Participants were asked to evaluate the academic potential of comics and humor as modes of knowledge communication. Materials included a one-page comic on academic burnout, a diagram depicting peer review as an infinite tunnel guarded by tired PhD students, and a single-panel joke reading: “Impact Factor increases as sleep decreases.”


Results show a remarkably consistent pattern. Around 93% of respondents agreed that comics are “interesting in principle,” while 89% simultaneously stated that they “should not be used in serious academic contexts unless accompanied by at least 12,000 words of theoretical justification explaining why they exist.” One respondent added that comics may be acceptable only if they are first translated into “proper academic language,” defined as prose that requires re-reading one paragraph at least four times to confirm it still means what it initially appeared to mean.
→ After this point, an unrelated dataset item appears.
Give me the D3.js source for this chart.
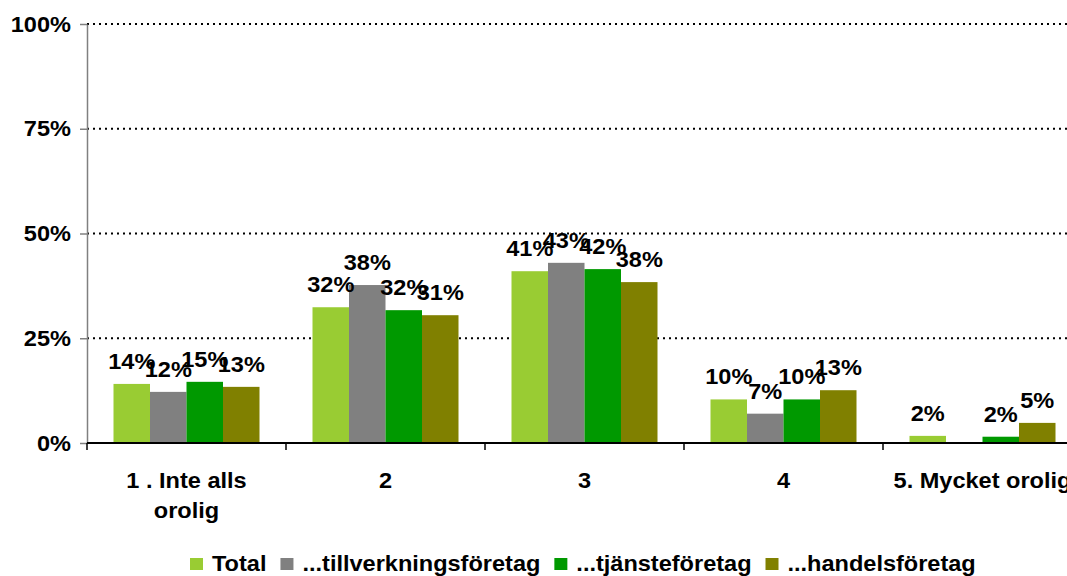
<!DOCTYPE html>
<html>
<head>
<meta charset="utf-8">
<script src="https://cdn.jsdelivr.net/npm/d3@7"></script>
<style>
  html, body { margin: 0; padding: 0; background: #fff; }
  svg { display: block; }
  text { font-family: "Liberation Sans", Arial, sans-serif; font-weight: bold; fill: #000; }
</style>
</head>
<body>
<svg id="chart" width="1067" height="576"></svg>
<script>
// ---- data ----
const categories = ["1 . Inte alls\norolig", "2", "3", "4", "5. Mycket orolig"];
const seriesNames = ["Total", "...tillverkningsföretag", "...tjänsteföretag", "...handelsföretag"];
const seriesColors = ["#99CC33", "#808080", "#009900", "#808000"];
const totalValues = [14.1, 32.4, 41.0, 10.4, 1.7];
const tillverkningValues = [12.2, 37.7, 43.0, 7.0, 0];
const tjansteValues = [14.6, 31.7, 41.5, 10.4, 1.5];
const handelsValues = [13.4, 30.5, 38.4, 12.6, 4.8];
const seriesValues = [totalValues, tillverkningValues, tjansteValues, handelsValues];
const yTicks = [0, 25, 50, 75, 100];

// ---- layout ----
const W = 1067, H = 576;
const plotLeft = 87, groupW = 199, plotTop = 24, plotBottom = 443;
const SX = 1.07; // horizontal text stretch seen in reference
const FS = 22;

const svg = d3.select("#chart");

const x0 = d3.scaleBand().domain(categories)
  .range([plotLeft, plotLeft + groupW * categories.length]).paddingInner(0).paddingOuter(0);
const x1 = d3.scaleBand().domain(seriesNames)
  .range([26.5, groupW - 26.5]).paddingInner(0);
const y = d3.scaleLinear().domain([0, 100]).range([plotBottom, plotTop]);

// gridlines
svg.append("g").selectAll("line").data(yTicks.filter(d => d > 0)).join("line")
  .attr("x1", plotLeft).attr("x2", W)
  .attr("y1", d => y(d)).attr("y2", d => y(d))
  .attr("stroke", "#000").attr("stroke-width", 2).attr("stroke-dasharray", "2,4");

// bars
const barData = [];
categories.forEach((c, ci) => {
  seriesNames.forEach((s, si) => {
    barData.push({ c, s, si, v: seriesValues[si][ci] });
  });
});
svg.append("g").selectAll("rect").data(barData).join("rect")
  .attr("x", d => x0(d.c) + x1(d.s))
  .attr("width", x1.bandwidth())
  .attr("y", d => y(d.v))
  .attr("height", d => y(0) - y(d.v))
  .attr("fill", d => seriesColors[d.si]);

// y axis
const yAxis = svg.append("g").attr("transform", `translate(${plotLeft},0)`)
  .call(d3.axisLeft(y).tickValues(yTicks).tickFormat(d => d + "%").tickSize(7).tickSizeOuter(0).tickPadding(8));
yAxis.select(".domain").attr("stroke", "#808080").attr("stroke-width", 1.5);
yAxis.selectAll(".tick line").attr("stroke", "#808080").attr("stroke-width", 1.5);
yAxis.selectAll(".tick text")
  .attr("font-size", FS).attr("font-family", "Liberation Sans, Arial, sans-serif")
  .attr("font-weight", "bold").attr("fill", "#000")
  .attr("transform", `scale(${SX},1)`);

// x axis line + ticks
svg.append("line").attr("x1", plotLeft).attr("x2", W).attr("y1", plotBottom).attr("y2", plotBottom)
  .attr("stroke", "#000").attr("stroke-width", 2);
const bounds = categories.map(c => x0(c)).concat([x0.range()[1]]);
svg.append("g").selectAll("line").data(bounds).join("line")
  .attr("x1", d => d).attr("x2", d => d)
  .attr("y1", plotBottom).attr("y2", plotBottom + 7)
  .attr("stroke", "#000").attr("stroke-width", 1.5);

// category labels
categories.forEach(c => {
  const lines = c.split("\n");
  const cx = x0(c) + x0.bandwidth() / 2;
  lines.forEach((ln, i) => {
    svg.append("text")
      .attr("transform", `translate(${cx},${488 + i * 30}) scale(${SX},1)`)
      .attr("text-anchor", "middle").attr("font-size", FS).text(ln);
  });
});

// data labels
svg.append("g").selectAll("text").data(barData.filter(d => d.v > 0)).join("text")
  .attr("transform", d => `translate(${x0(d.c) + x1(d.s) + x1.bandwidth() / 2},${y(d.v) - 15}) scale(${SX},1)`)
  .attr("text-anchor", "middle").attr("font-size", FS)
  .text(d => Math.round(d.v) + "%");

// legend
let lx = 190;
const ly = 571;
seriesNames.forEach((s, i) => {
  svg.append("rect").attr("x", lx).attr("y", ly - 13).attr("width", 13).attr("height", 12)
    .attr("fill", seriesColors[i]);
  const t = svg.append("text")
    .attr("transform", `translate(${lx + 22},${ly}) scale(${SX},1)`)
    .attr("font-size", FS).text(s);
  const w = t.node().getComputedTextLength() * SX;
  lx += 22 + w + 14;
});
</script>
</body>
</html>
When asked about humor, 78% of respondents admitted that they had, at some point, laughed at something resembling academic life. However, 100% of these respondents immediately qualified this laughter as “non-relevant to scholarly judgment and possibly caused by conference wine exposure or proximity to early-career researchers.”

A particularly striking finding concerns epistemic discomfort. 85% of participants reported that comics are “too immediately understandable,” which was widely interpreted as a methodological concern. As one respondent explained: “If something can be understood in under ten seconds, it risks bypassing the necessary institutional digestion process through which knowledge becomes credible.”


In conclusion, the data suggests that resistance to comics and humor in academia is not based on a lack of clarity or relevance, but rather on an institutional preference for ideas that arrive slowly, heavily mediated, and slightly exhausted from the effort of becoming readable. Comics, in this sense, appear less like a threat to knowledge and more like an unacceptable shortcut to understanding.